Wednesday Buzz: Challenges in Owning Your Public Perception
Your organization may take great strides to influence how you’re seen by the public, but the market may have other ideas. Also: How your organization can set the stage for innovation.
In this politically charged time, the Saint Louis Art Museum has come under fire for lending one its paintings for use during President-elect Donald Trump’s inauguration.
The controversy has caused Colleen Dilenschneider of Know Your Own Bone, a resource for museums and cultural centers, to ask this important question: “Can an organization in today’s world (a world that increasingly values transparency, connectivity, and blurs traditional personal/professional lines) claim to not be held accountable for taking a position, while taking an action that supports a position?”
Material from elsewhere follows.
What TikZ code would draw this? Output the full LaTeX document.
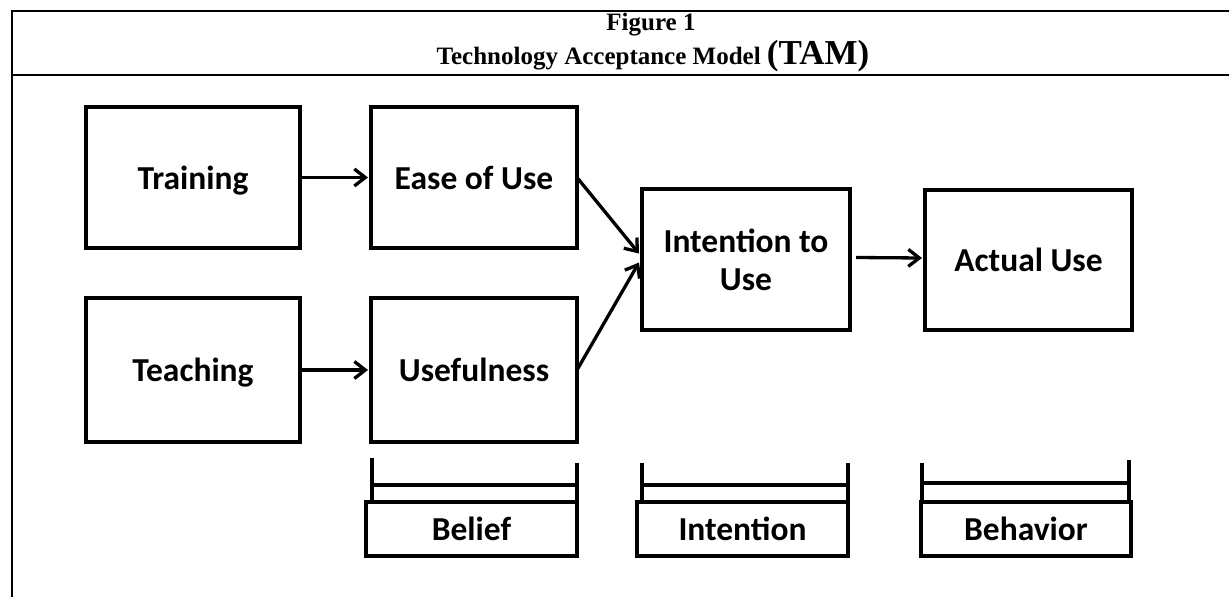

The museum has said that the decision to allow the painting to be used was nonpartisan and that it was simply honoring a pre-election commitment to a bipartisan congressional committee.
But Dilenschneider notes, “Though it may make good, intellectual sense that the museum has made such a nonpartisan statement, the statement on the action may matter less to the public than the action itself.”
Read more of her thoughts on the difficulties of owning public perception in a rapidly changing world.
How does your association come up with new ideas?
Writing for Association Success, Smooth the Path’s Amanda Kaiser walks us through the five-step process many associations use to come up with innovative programs.
Try following them to help foster inventiveness in your organization.
Other links of note
Japan to dumb down high-tech toilets: The Japan Sanitary Equipment Industry Association wants to standardize the messaging on its high-tech toilet seats “to avoid bafflement among foreign tourists.”
Goals for millennials: Inc. provides five employee goals to help you guide your millennial teams this year.
When it comes to data science, do you lead or lag behind? Forbes provides insights from new Forrester research that calls out three types of groups from a data science perspective: “Insight Leaders,” “The Pack,” and “Laggards.”